SEC probing Exxon response to cheaper oil
NEW YORK (AP) — Securities regulators are investigating why Exxon Mobil Corp. hasn't written down the value of assets during the plunge in oil prices that started in mid-2014, according to a published report.
The Wall Street Journal reported Tuesday that the Securities and Exchange Commission is also looking into Exxon's calculations for asset values in an atmosphere of tougher climate-change regulations.
The newspaper cited people familiar with the matter.
Irving, Texas-based Exxon Mobil Corp. said, "We are fully complying with the SEC request for information and are confident our financial reporting meets all legal and accounting requirements."
The SEC declined to comment.
New York Attorney General Eric Schneiderman has been investigating similar issues at Exxon Mobil. Schneiderman has suggested that the company deceived investors by downplaying the company's vulnerability to tougher climate-change rules.

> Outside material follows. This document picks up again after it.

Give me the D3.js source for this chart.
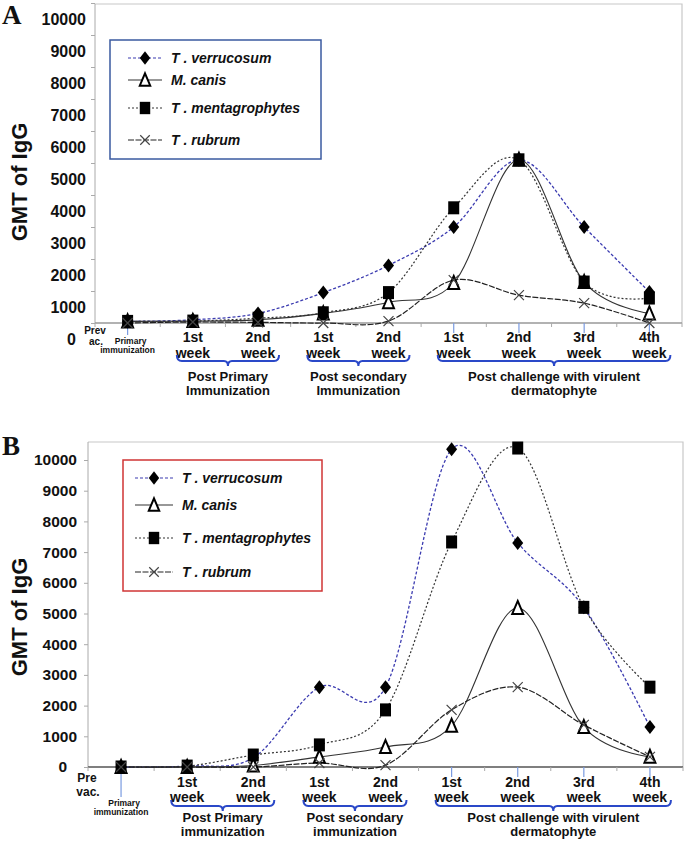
<!DOCTYPE html>
<html><head><meta charset="utf-8">
<script src="https://cdn.jsdelivr.net/npm/d3@7"></script>
<style>
body{margin:0;background:#fff}
svg{display:block}
text{font-weight:bold;fill:#111}
</style>
</head><body><svg id="c" width="685" height="843"></svg>
<script>
// ---------- DATA ----------
const categories = ["Prev vac.","PP 1st week","PP 2nd week","PS 1st week","PS 2nd week","PC 1st week","PC 2nd week","PC 3rd week","PC 4th week"];
const weekLabels = [null,["1st","week"],["2nd","week"],["1st","week"],["2nd","week"],["1st","week"],["2nd","week"],["3rd","week"],["4th","week"]];
const yTickValues = [0,1000,2000,3000,4000,5000,6000,7000,8000,9000,10000];
const seriesNames = ["T . verrucosum","M. canis","T . mentagrophytes","T . rubrum"];
const groupLabels = [
  {from:1,to:2,lines:["Post Primary","Immunization"]},
  {from:3,to:4,lines:["Post secondary","Immunization"]},
  {from:5,to:8,lines:["Post challenge with virulent","dermatophyte"]}
];
const groupLabelsB = [
  {from:1,to:2,lines:["Post Primary","immunization"]},
  {from:3,to:4,lines:["Post secondary","immunization"]},
  {from:5,to:8,lines:["Post challenge with virulent","dermatophyte"]}
];
// Panel A (GMT of IgG)
const verrucosumA     = [50, 100, 300, 950, 1800, 3000, 5100, 3000, 970];
const canisA          = [50, 60, 100, 300, 650, 1250, 5100, 1280, 300];
const mentagrophytesA = [50, 60, 150, 320, 950, 3600, 5100, 1280, 780];
const rubrumA         = [0, 30, 20, 0, 60, 1340, 870, 620, 0];
// Panel B (GMT of IgG)
const verrucosumB     = [0, 30, 300, 2600, 2600, 10350, 7300, 5200, 1300];
const canisB          = [0, 0, 50, 330, 650, 1340, 5180, 1300, 330];
const mentagrophytesB = [0, 30, 390, 720, 1860, 7330, 10390, 5200, 2600];
const rubrumB         = [0, 0, 0, 130, 60, 1860, 2600, 1370, 330];

// ---------- DRAW ----------
const SANS = "'Liberation Sans',Arial,sans-serif";
const svg = d3.select("#c");
const styles = [
  {stroke:"#3b3bb0", dash:"3,2", w:1.3, marker:"diamond"},
  {stroke:"#333", dash:null, w:1.1, marker:"triangle"},
  {stroke:"#333", dash:"2,2", w:1.2, marker:"square"},
  {stroke:"#222", dash:"6,1.5", w:1.2, marker:"x"}
];

function T(g){ return g.append("text").style("font-family",SANS).style("font-weight","bold"); }

function marker(g, type, x, y, s){
  if(type==="diamond"){
    g.append("path").attr("d",`M${x},${y-7*s}L${x+5.5*s},${y}L${x},${y+7*s}L${x-5.5*s},${y}Z`).attr("fill","#000");
  } else if(type==="square"){
    g.append("rect").attr("x",x-5.5*s).attr("y",y-6.5*s).attr("width",11*s).attr("height",13*s).attr("fill","#000");
  } else if(type==="triangle"){
    g.append("path").attr("d",`M${x},${y-7*s}L${x+5.5*s},${y+6*s}L${x-5.5*s},${y+6*s}Z`)
      .attr("fill","#fff").attr("stroke","#000").attr("stroke-width",2);
  } else {
    g.append("path").attr("d",`M${x-5*s},${y-5*s}L${x+5*s},${y+5*s}M${x+5*s},${y-5*s}L${x-5*s},${y+5*s}`)
      .attr("stroke","#444").attr("stroke-width",1.2).attr("fill","none");
  }
}

function drawPanel(cfg){
  const g = svg.append("g");
  const xb = d3.scaleBand().domain(categories).range([cfg.left,cfg.right]).paddingInner(0).paddingOuter(0);
  const x = c => xb(c)+xb.bandwidth()/2;
  const y = d3.scaleLinear().domain([0,10000]).range([cfg.bottom,cfg.y10k]);

  // frame
  g.append("path").attr("d",`M${cfg.left},${cfg.top}H${cfg.right}V${cfg.bottom}`).attr("fill","none").attr("stroke","#c8c8c8").attr("stroke-width",1.2);
  // y axis
  const ya = g.append("g").attr("transform",`translate(${cfg.left},0)`)
    .call(d3.axisLeft(y).tickValues(yTickValues).tickSize(4).tickPadding(cfg.labelGap).tickFormat(d3.format("d")));
  ya.select(".domain").attr("stroke","#aaa").attr("d",`M0,${cfg.top}V${cfg.bottom}`);
  ya.selectAll(".tick line").attr("stroke","#aaa");
  ya.selectAll(".tick text").attr("font-size",cfg.tickFont).style("font-family",SANS)
    .style("font-weight","bold").attr("fill","#111")
    .attr("dy",(d)=> (cfg.labelShift/cfg.tickFont+0.32)+"em")
    .attr("dx",d=> d===0? -10 : 0);
  // x baseline + band boundary ticks
  g.append("line").attr("x1",cfg.left).attr("x2",cfg.right).attr("y1",cfg.bottom).attr("y2",cfg.bottom).attr("stroke",cfg.baseColor).attr("stroke-width",1.3);
  categories.concat(["_end"]).forEach((c,i)=>{
    const xx = i<categories.length ? xb(c) : cfg.right;
    g.append("line").attr("x1",xx).attr("x2",xx).attr("y1",cfg.bottom).attr("y2",cfg.bottom+4).attr("stroke","#aaa");
  });
  // light blue category lines
  [0,5,6,7,8].forEach(i=>{
    g.append("line").attr("x1",x(categories[i])).attr("x2",x(categories[i]))
      .attr("y1",cfg.bottom).attr("y2",cfg.bottom+(i===0?cfg.firstBlue:10)).attr("stroke","#7a9be0").attr("stroke-width",1.2);
  });

  // series
  const data = cfg.series;
  const line = d3.line().x((d,i)=>x(categories[i])).y(d=>y(d)).curve(d3.curveCardinal.tension(0));
  data.forEach((arr,k)=>{
    const st = styles[k];
    g.append("path").attr("d",line(arr)).attr("fill","none").attr("stroke",st.stroke)
      .attr("stroke-width",st.w).attr("stroke-dasharray",st.dash);
  });
  data.forEach((arr,k)=>{
    arr.forEach((v,i)=> marker(g, styles[k].marker, x(categories[i]), y(v), cfg.ms));
  });

  // x labels
  weekLabels.forEach((lab,i)=>{
    if(!lab) return;
    const cx = x(categories[i]);
    T(g).attr("x",cx).attr("y",cfg.wk1).attr("text-anchor","middle").attr("font-size",14).text(lab[0]);
    T(g).attr("x",cx).attr("y",cfg.wk2).attr("text-anchor","middle").attr("font-size",14).text(lab[1]);
  });
  const c0 = x(categories[0]);
  T(g).attr("x",cfg.prevX).attr("y",cfg.prev1).attr("text-anchor","middle").attr("font-size",cfg.prevFont).text(cfg.prevLines[0]);
  T(g).attr("x",cfg.prevX+1).attr("y",cfg.prev2).attr("text-anchor","middle").attr("font-size",cfg.prevFont).text(cfg.prevLines[1]);
  T(g).attr("x",c0+3).attr("y",cfg.prim1).attr("text-anchor","middle").attr("font-size",8.5).text("Primary");
  T(g).attr("x",c0).attr("y",cfg.prim2).attr("text-anchor","middle").attr("font-size",8.5).text("immunization");

  // brackets
  cfg.groups.forEach(gr=>{
    const x0 = x(categories[gr.from])-16, x1 = x(categories[gr.to])+21, xm=(x0+x1)/2, by=cfg.brY;
    g.append("path").attr("d",`M${x0},${by-6}Q${x0},${by} ${x0+5},${by}L${xm-4},${by}Q${xm},${by} ${xm},${by+5}Q${xm},${by} ${xm+4},${by}L${x1-5},${by}Q${x1},${by} ${x1},${by-6}`)
      .attr("fill","none").attr("stroke","#2a48c8").attr("stroke-width",2);
    T(g).attr("x",xm).attr("y",cfg.gt1).attr("text-anchor","middle").attr("font-size",13).text(gr.lines[0]);
    T(g).attr("x",xm).attr("y",cfg.gt2).attr("text-anchor","middle").attr("font-size",13).text(gr.lines[1]);
  });

  // y title
  T(g).attr("transform",`translate(${cfg.titleX},${cfg.titleY}) rotate(-90)`).attr("text-anchor","middle")
    .attr("font-size",22).text("GMT of IgG");
  // panel letter
  g.append("text").attr("x",2).attr("y",cfg.letterY).attr("font-size",27)
    .style("font-family","'Liberation Serif','Times New Roman',serif").style("font-weight","bold").attr("fill","#000").text(cfg.letter);

  // legend
  const L = cfg.legend;
  g.append("rect").attr("x",L.x).attr("y",L.y).attr("width",L.w).attr("height",L.h).attr("fill","#fff").attr("stroke",L.color).attr("stroke-width",1.5);
  seriesNames.forEach((nm,k)=>{
    const st = styles[k], ry = L.rows[k];
    g.append("line").attr("x1",L.lx0).attr("x2",L.lx1).attr("y1",ry).attr("y2",ry).attr("stroke",st.stroke).attr("stroke-width",1.2).attr("stroke-dasharray",st.dash);
    marker(g, st.marker, (L.lx0+L.lx1)/2, ry, 0.95);
    T(g).attr("x",L.tx).attr("y",ry+5).attr("font-size",14).style("font-style","italic").text(nm);
  });
}

drawPanel({
  letter:"A", letterY:24,
  left:95, right:682, top:4, bottom:323, y10k:3, labelShift:16, labelGap:5, tickFont:16,
  baseColor:"#999", firstBlue:12, ms:1,
  series:[verrucosumA, canisA, mentagrophytesA, rubrumA],
  wk1:342, wk2:358, prevX:95, prev1:334, prev2:345, prevFont:10, prevLines:["Prev","ac."],
  prim1:344, prim2:353, brY:361, gt1:381, gt2:395, groups:groupLabels,
  titleX:27, titleY:182,
  legend:{x:110,y:40,w:211,h:119,color:"#3a5aa0",rows:[58,80,108,140],lx0:128,lx1:162,tx:171}
});
drawPanel({
  letter:"B", letterY:455,
  left:88, right:683, top:442, bottom:767, y10k:460, labelShift:0, labelGap:7, tickFont:15.5,
  baseColor:"#555", firstBlue:30, ms:1,
  series:[verrucosumB, canisB, mentagrophytesB, rubrumB],
  wk1:787, wk2:802, prevX:87, prev1:782, prev2:796, prevFont:12, prevLines:["Pre","vac."],
  prim1:806, prim2:815, brY:806, gt1:822, gt2:836, groups:groupLabelsB,
  titleX:27, titleY:617,
  legend:{x:123,y:460,w:199,h:131,color:"#d03535",rows:[478,505,538,572],lx0:135,lx1:173,tx:182}
});
</script>
</body></html>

The Journal said that the SEC has been receiving documents that Exxon provided to the New York attorney general and that the SEC asked in August for documents from Exxon and its auditor, PricewaterhouseCoopers LLP.
Exxon has long had a policy of not writing down the value of oil and gas reserves when prices fall. The company says that it values the reserves conservatively, making it unnecessary to take write-downs when prices fall.
Other oil companies including Chevron Corp. have taken billions in write-downs in the past two years.
The SEC also wants to know what numbers Exxon uses in calculating the costs it could face to comply with regulations to limit greenhouse gases, the Journal said.
Environmentalists including activist Exxon shareholders have charged the company with failing to recognize that the response to climate change will reduce the value of oil and gas holdings in the future.